CH: I know I did look for a job in the Indian Bureau. There was some confusion. I interviewed for one kind of job but got another. One had to do with Indians, the other had to do with... I have to think that one over.

TI: Yeah, in your memoirs you applied to get a job working, I think, on an Indian reservation, but then they asked you if you would be interested in working with, at that point they called a Japanese relocation camp, is what they asked you.

CH: That's right.

TI: And you thought that that would be a good idea, or that was fine.

CH: Yeah, well see, it made sense to me since I had, had friends that were Japanese, so it wasn't as though they were foreign, but I don't think I used any logic in making the decision. I just was here.

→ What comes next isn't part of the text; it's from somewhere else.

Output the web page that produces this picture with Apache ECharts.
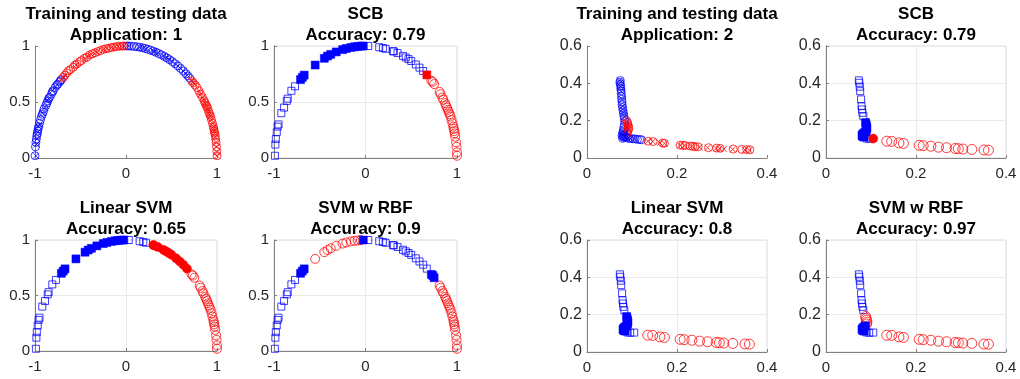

TI: Well, so yeah, so you got the job, and what was interesting to me was you mentioned how this was kind of the first time you, you sort of made a decision on your own, that you talked with the people, they asked you about going to a Japanese relocation center is what they called it, and you said yes. And I think you noted in your memoirs that that was kind of a big moment for you because you decided on your own to do this.

CH: Is that so? You talk about these memoirs. What memoirs?

TI: So this is the book that I'm referring to, Dusty Exile, which you look back at your memories.

CH: Okay. I told you I forgot things very quickly. Okay.

TI: So from D.C., then you went to Chicago to the War Relocation Authority office, or actually, I'm sorry, back then it was still an office for Indian Affairs.

CH: Where was the office?

TI: It was a Chicago office. You were there, and what you did was you decided to become an assistant teacher.

CH: In Arizona.

TI: In Arizona.

CH: Well, I didn't decide. I got on the list to be employed and when they said, you know, "What will you do?" and I had no idea and... whoever, I made a list of jobs and among other things was assistant teacher. I didn't know anything about teaching. I didn't know what an assistant teacher might do, but that sounded reasonable, so I said, "I'll do that." And so they signed me up, and I didn't know what I was getting into and they didn't know that I didn't know anything, so it was all very inexpert. That's the word.